As one who has spent more than 20 years as a volunteer teacher in prison, I wanted to read Baz Dreisinger's Incarceration Nations: A Journey to Justice in Prisons Around the World. Dr. Dreisinger is an Associate Professor in the English Department of John Jay
College of Criminal Justice, CUNY, and the founder and Academic Director of the Prison-to-College Pipeline program, which helps incarcerated men and women obtain college degrees. Before talking about the book, however, let me lay a little pipe.
We Americans lock people away in prison for four reasons: (1) as punishment for a criminal act; (2) to remove dangerous people from society; (3) to deter others from doing the same thing; (4) as an opportunity to change—to correct—criminal/anti-social behavior. Spelling these out, of course, raises all kinds of questions. How much punishment is appropriate? Is losing one's freedom enough punishment? Does prison—even long mandatory minimum sentences—deter crime? (One student told me that the certainty of being caught deters crime, not a long sentence.) Is it even possible to correct a person's behavior? We call them correctional institutions, but does anyone think they correct anything?
With a background as a "white English professor specializing in African-American cultural studies, a Caribbean carnival lover who is also a prison educator and criminal justice activist, a freelance producer for National Public Radio, [and] an agnostic New York Jew," Dreisinger took two years to visit prisons in Rwanda, South Africa, Uganda, Jamaica, Thailand, Brazil, Australia, Singapore, and Norway, comparing and contrasting their prisons and answers to the questions above to America's answers. She visited prisons and met with prisoners, staff and officials, criminal justice advocates, and more.
The result is a number of fascinating snapshots of very different institutions, culture-bound in some ways, American-influenced in others. For example, "Throughout the colonial world . . . prisons served the aims of whites, extorting money by the way of bribes to stay out of prison and obtaining free labor from prisoners for cotton production . . . colonial powers adroitly manufactured reasons to put bodies behind bars." (So that could be reason (5) for locking people away: Obtain cheap labor.)

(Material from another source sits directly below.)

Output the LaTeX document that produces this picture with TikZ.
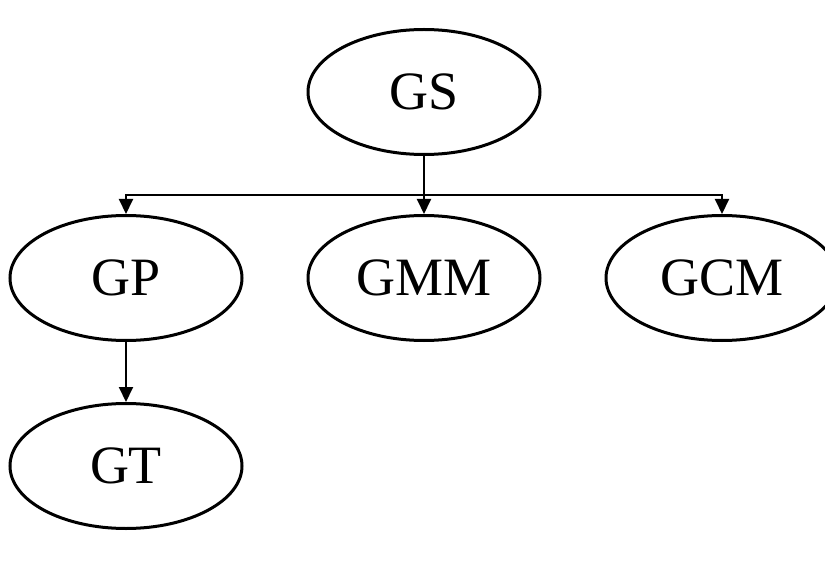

Perhaps examples of American-influence are drug laws. "Across the globe, draconian drug policy is packing prisons. Drug users and traffickers represent more than half of those in federal prison in the United States and Mexico, a quarter of all those in prison in Spain, and one-fifth entering prison in Japan; in Malaysia they constitute more than half of the nine hundred incarcerated people awaiting execution. And these are mainly small-time users, more than 83 percent of them, worldwide, convicted of possession."
But while much of the news is grim (don't get arrested for drug possession in Singapore), it's not all dire. It turns out that, given the Australian experience, private prisons may not be all bad all the time. Thanks to Thailand's princess, the country's prisons for women are becoming less oppressive. Norway is showing the world its commitment to corrections over punishment. Whether the positive lessons can—or should—be replicated elsewhere remains in my mind an open question.
I thoroughly enjoyed Incarceration Nations for the insights Dreisinger gives into foreign prisons. I would have enjoyed it more with end notes and an index. It does have an extensive bibliography, but, buff that I am, I would like to be able to look up the original studies she cites. Nevertheless, I recommend the book to anyone interested in incarceration here and elsewhere in the world.